BREAKING DOWN SEC Form 8-A
The Exchange Act refers to the package of legislation that governs the U.S. securities market. Congress passed the Act in 1934 in the wake of the Great Depression. Among other things, the Act created the SEC and authorized it to register, regulate and oversee securities markets and exchanges. It also authorizes the SEC to impose regular financial reporting requirements on companies with publicly traded securities.
Information required on SEC Form 8-A includes a description of the type of securities offered, details of issuances, distribution date and terms (such as redemption rights, exchange provisions and exercise dates), plus key information about the issuer.
The SEC requires public companies that file financial statements, to use Form 8-A to issue additional securities offerings. The SEC streamlined its requirements for Form 8-A in 1997, allowing it to become effective automatically for equity securities in addition to debt securities (which already were allowed that benefit) and eliminating requiring for filing additional exhibits related to the filing with all of the relevant national exchanges. Registration statements made on Form 8-A become effective automatically 60 days after filing.
How SEC Form 8-A is Useful to Investors
SEC Form 8-A is extremely useful to investors considering the purchase of any newly issued or soon-to-be issued security. Since many new companies do not immediately receive analyst coverage, savvy investors can use this form to fill in the gaps in their research.
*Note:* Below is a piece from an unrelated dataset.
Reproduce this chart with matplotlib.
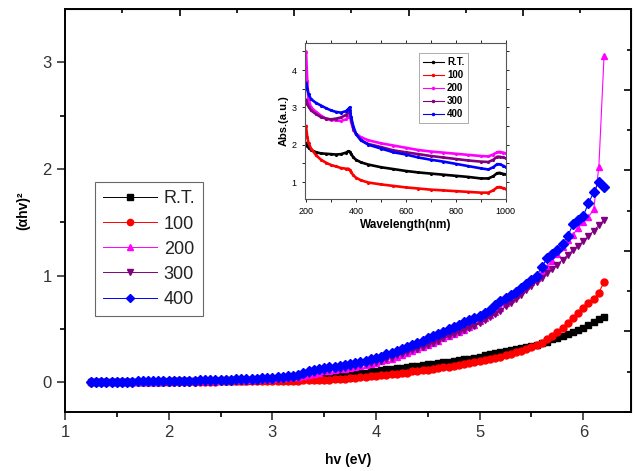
import numpy as np
import matplotlib.pyplot as plt

plt.rcParams['font.family'] = ['Liberation Sans', 'DejaVu Sans']

# photon energy grid where values were read (eV)
hv = np.round(np.arange(1.25, 6.201, 0.05), 2)

rt = [0.00, 0.00, 0.00, 0.00, 0.00, 0.00, 0.00, 0.00, 0.00, 0.00,
      0.00, 0.00, 0.00, 0.00, 0.00, 0.00, 0.01, 0.01, 0.01, 0.01,
      0.01, 0.01, 0.01, 0.01, 0.01, 0.01, 0.01, 0.01, 0.01, 0.01,
      0.01, 0.02, 0.02, 0.02, 0.02, 0.02, 0.03, 0.03, 0.03, 0.03,
      0.04, 0.04, 0.04, 0.05, 0.05, 0.05, 0.06, 0.06, 0.07, 0.07,
      0.08, 0.08, 0.09, 0.09, 0.10, 0.10, 0.11, 0.12, 0.12, 0.13,
      0.13, 0.14, 0.15, 0.15, 0.16, 0.17, 0.17, 0.18, 0.19, 0.19,
      0.20, 0.21, 0.22, 0.22, 0.23, 0.24, 0.25, 0.26, 0.27, 0.28,
      0.29, 0.30, 0.31, 0.32, 0.33, 0.34, 0.35, 0.37, 0.38, 0.40,
      0.41, 0.43, 0.45, 0.47, 0.49, 0.51, 0.54, 0.56, 0.59, 0.61]

t100 = [0.00, 0.00, 0.00, 0.00, 0.00, 0.00, 0.00, 0.00, 0.00, 0.00,
        0.00, 0.00, 0.00, 0.00, 0.00, 0.00, 0.00, 0.00, 0.00, 0.00,
        0.00, 0.00, 0.00, 0.00, 0.00, 0.01, 0.01, 0.01, 0.01, 0.01,
        0.01, 0.01, 0.01, 0.01, 0.01, 0.01, 0.01, 0.01, 0.01, 0.01,
        0.01, 0.02, 0.02, 0.02, 0.02, 0.02, 0.02, 0.03, 0.03, 0.03,
        0.04, 0.04, 0.05, 0.05, 0.06, 0.06, 0.07, 0.07, 0.08, 0.08,
        0.09, 0.09, 0.10, 0.10, 0.11, 0.11, 0.12, 0.13, 0.14, 0.14,
        0.15, 0.16, 0.17, 0.18, 0.19, 0.20, 0.21, 0.22, 0.23, 0.24,
        0.25, 0.26, 0.28, 0.29, 0.31, 0.33, 0.35, 0.37, 0.40, 0.43,
        0.47, 0.51, 0.55, 0.60, 0.65, 0.70, 0.74, 0.78, 0.84, 0.94]

t200 = [0.00, 0.00, 0.00, 0.00, 0.00, 0.00, 0.00, 0.00, 0.00, 0.00,
        0.00, 0.00, 0.00, 0.00, 0.01, 0.01, 0.01, 0.01, 0.01, 0.01,
        0.01, 0.01, 0.01, 0.01, 0.01, 0.02, 0.02, 0.02, 0.02, 0.02,
        0.02, 0.02, 0.03, 0.03, 0.03, 0.03, 0.04, 0.04, 0.05, 0.05,
        0.05, 0.06, 0.07, 0.08, 0.09, 0.10, 0.10, 0.11, 0.12, 0.12,
        0.13, 0.14, 0.15, 0.16, 0.17, 0.18, 0.20, 0.21, 0.22, 0.24,
        0.25, 0.27, 0.29, 0.31, 0.33, 0.35, 0.37, 0.39, 0.41, 0.43,
        0.45, 0.47, 0.49, 0.52, 0.54, 0.57, 0.60, 0.63, 0.66, 0.70,
        0.74, 0.78, 0.82, 0.86, 0.90, 0.94, 0.98, 1.03, 1.08, 1.14,
        1.20, 1.27, 1.33, 1.38, 1.45, 1.50, 1.55, 1.62, 2.02, 3.06]

t300 = [0.00, 0.00, 0.00, 0.00, 0.00, 0.00, 0.00, 0.00, 0.00, 0.00,
        0.00, 0.00, 0.00, 0.00, 0.01, 0.01, 0.01, 0.01, 0.01, 0.01,
        0.01, 0.01, 0.01, 0.01, 0.01, 0.02, 0.02, 0.02, 0.02, 0.02,
        0.02, 0.02, 0.03, 0.03, 0.03, 0.03, 0.04, 0.04, 0.05, 0.05,
        0.06, 0.07, 0.08, 0.09, 0.10, 0.10, 0.11, 0.12, 0.12, 0.13,
        0.14, 0.15, 0.16, 0.17, 0.18, 0.19, 0.20, 0.22, 0.23, 0.25,
        0.26, 0.28, 0.30, 0.31, 0.33, 0.35, 0.37, 0.39, 0.41, 0.43,
        0.45, 0.47, 0.49, 0.51, 0.53, 0.55, 0.58, 0.61, 0.64, 0.67,
        0.71, 0.74, 0.78, 0.82, 0.86, 0.90, 0.94, 0.98, 1.02, 1.06,
        1.10, 1.15, 1.19, 1.24, 1.28, 1.32, 1.37, 1.42, 1.47, 1.52]

t400 = [0.00, 0.00, 0.00, 0.00, 0.00, 0.00, 0.00, 0.00, 0.00, 0.01,
        0.01, 0.01, 0.01, 0.01, 0.01, 0.01, 0.01, 0.01, 0.01, 0.01,
        0.01, 0.02, 0.02, 0.02, 0.02, 0.02, 0.02, 0.02, 0.03, 0.03,
        0.03, 0.03, 0.03, 0.04, 0.04, 0.04, 0.05, 0.05, 0.06, 0.06,
        0.07, 0.09, 0.10, 0.11, 0.12, 0.13, 0.14, 0.14, 0.15, 0.16,
        0.17, 0.18, 0.19, 0.20, 0.22, 0.23, 0.24, 0.26, 0.27, 0.29,
        0.31, 0.33, 0.35, 0.37, 0.39, 0.41, 0.43, 0.45, 0.47, 0.50,
        0.52, 0.54, 0.56, 0.58, 0.60, 0.62, 0.65, 0.68, 0.72, 0.76,
        0.79, 0.82, 0.85, 0.88, 0.92, 0.96, 1.00, 1.08, 1.16, 1.20,
        1.24, 1.30, 1.37, 1.48, 1.52, 1.56, 1.68, 1.78, 1.88, 1.83]

# inset: absorbance spectra
wl = [200, 205, 210, 220, 240, 260, 280, 300, 320, 340, 360, 370, 375, 380,
      390, 400, 420, 450, 500, 550, 600, 650, 700, 750, 800, 850, 900, 930,
      950, 965, 975, 990, 1000]
abs_rt = [2.04, 1.98, 1.92, 1.86, 1.80, 1.77, 1.76, 1.75, 1.74, 1.75, 1.79,
          1.83, 1.82, 1.76, 1.66, 1.60, 1.53, 1.47, 1.40, 1.35, 1.30, 1.26,
          1.23, 1.20, 1.17, 1.14, 1.10, 1.10, 1.16, 1.24, 1.25, 1.22, 1.21]
abs_100 = [2.50, 2.20, 2.05, 1.90, 1.72, 1.60, 1.52, 1.46, 1.42, 1.38, 1.36,
           1.36, 1.33, 1.27, 1.18, 1.12, 1.05, 0.99, 0.94, 0.90, 0.86, 0.83,
           0.80, 0.78, 0.76, 0.74, 0.72, 0.72, 0.78, 0.86, 0.87, 0.84, 0.82]
abs_200 = [4.49, 3.70, 3.20, 3.00, 2.88, 2.78, 2.70, 2.67, 2.65, 2.64, 2.68,
           2.75, 2.85, 2.62, 2.40, 2.30, 2.20, 2.12, 2.04, 1.98, 1.92, 1.86,
           1.82, 1.79, 1.76, 1.73, 1.70, 1.69, 1.74, 1.80, 1.81, 1.79, 1.77]
abs_300 = [3.20, 3.10, 3.02, 2.92, 2.82, 2.74, 2.70, 2.68, 2.70, 2.73, 2.80,
           2.88, 2.93, 2.70, 2.42, 2.28, 2.12, 2.02, 1.94, 1.85, 1.80, 1.75,
           1.70, 1.66, 1.62, 1.58, 1.55, 1.54, 1.60, 1.68, 1.68, 1.66, 1.64]
abs_400 = [3.65, 3.50, 3.35, 3.22, 3.12, 3.05, 2.98, 2.92, 2.88, 2.86, 2.90,
           2.96, 3.00, 2.75, 2.48, 2.30, 2.12, 2.00, 1.90, 1.80, 1.74, 1.66,
           1.60, 1.55, 1.49, 1.43, 1.37, 1.34, 1.40, 1.48, 1.48, 1.44, 1.40]

labels = ['R.T.', '100', '200', '300', '400']
colors = ['black', '#ff0000', '#ff00ff', '#800080', '#0000ff']
markers = ['s', 'o', '^', 'v', 'D']

fig = plt.figure(figsize=(6.35, 4.71), dpi=100)
ax = fig.add_axes([0.1024, 0.1253, 0.8913, 0.8556])

for y, lab, c, m in zip([rt, t100, t200, t300, t400], labels, colors, markers):
    ms = 4.6 if m == 'D' else 5
    ax.plot(hv, y, color=c, lw=0.8, marker=m, ms=ms, mec=c, mfc=c, label=lab)

ax.set_xlim(1, 6.46)
ax.set_ylim(-0.28, 3.5)
ax.set_xticks([1, 2, 3, 4, 5, 6])
ax.set_xticks(np.arange(1.5, 6.5, 1.0), minor=True)
ax.set_yticks([0, 1, 2, 3])
ax.set_yticks([0.5, 1.5, 2.5], minor=True)
ax.tick_params(which='major', direction='out', length=6, width=1.2,
               labelsize=12, colors='#333333')
ax.tick_params(which='minor', direction='out', length=3.5, width=1.2)
for s in ax.spines.values():
    s.set_linewidth(1.4)
ax.set_xlabel('hv (eV)', fontsize=10, fontweight='bold', labelpad=9)
ax.set_ylabel('(αhv)²', fontsize=10, fontweight='bold', labelpad=9)

# mirrored frame ticks on top and right
top = ax.secondary_xaxis('top')
top.set_xticks([1 + 0.5525 * k for k in range(0, 11, 2)], labels=[])
top.set_xticks([1 + 0.5525 * k for k in range(1, 10, 2)], minor=True)
top.tick_params(which='major', direction='in', length=5, width=1.2)
top.tick_params(which='minor', direction='in', length=3, width=1.2)
right = ax.secondary_yaxis('right')
right.set_yticks([-0.28 + 0.3777 * k for k in range(0, 11, 2)], labels=[])
right.set_yticks([-0.28 + 0.3777 * k for k in range(1, 10, 2)], minor=True)
right.tick_params(which='major', direction='in', length=5, width=1.2)
right.tick_params(which='minor', direction='in', length=3, width=1.2)

leg = ax.legend(loc='upper left', bbox_to_anchor=(0.053, 0.57), fontsize=13,
                frameon=True, fancybox=False, edgecolor='#444444',
                handlelength=3.0, handletextpad=0.35, labelspacing=0.45,
                borderpad=0.45, borderaxespad=0, numpoints=1)
leg.get_frame().set_linewidth(0.8)
for t in leg.get_texts():
    t.set_color('#222222')
for h in leg.get_lines():
    h.set_markersize(4.5)
    h.set_linewidth(0.7)

# inset
ins = fig.add_axes([0.480, 0.5775, 0.3165, 0.331])
for y, lab, c in zip([abs_rt, abs_100, abs_200, abs_300, abs_400], labels, colors):
    ins.plot(wl, y, color=c, lw=1.9, marker='.', ms=2.5, label=lab)
ins.set_xlim(195, 1000)
ins.set_ylim(0.55, 4.72)
ins.set_xticks([200, 400, 600, 800, 1000])
ins.set_xticks([300, 500, 700, 900], minor=True)
ins.set_yticks([1, 2, 3, 4])
ins.set_yticks([1.5, 2.5, 3.5, 4.5], minor=True)
ins.tick_params(which='both', labelsize=6.5, length=2.5, width=0.6,
                top=True, right=True, direction='out')
for s in ins.spines.values():
    s.set_linewidth(0.8)
    s.set_color('#555555')
ins.set_xlabel('Wavelength(nm)', fontsize=8.5, fontweight='bold', labelpad=2)
ins.set_ylabel('Abs.(a.u.)', fontsize=8, fontweight='bold', labelpad=2)
il = ins.legend(loc='upper left', bbox_to_anchor=(0.567, 0.936),
                fancybox=False, edgecolor='#888888', handlelength=2.2,
                handletextpad=0.3, labelspacing=0.32, borderpad=0.4,
                borderaxespad=0, prop={'weight': 'bold', 'size': 7})
il.get_frame().set_linewidth(0.6)
for h in il.get_lines():
    h.set_linewidth(0.8)
    h.set_markersize(3)

fig.savefig('out.png', dpi=100)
Form 8-A is now also relevant for companies filing initial registrations under the Obama administration’s 2012 Jumpstart Our Business Startups (JOBS) Act. The law eased hurdles to raising financing for startups and other small or emerging businesses. The terms of the Act permit companies the SEC classifies as Tier 2, who are seeking to raise up to $50 million in funds from the general public, to use Form 8-A under certain conditions for their registration (instead of the more comprehensive Form 10 they would otherwise be required to file).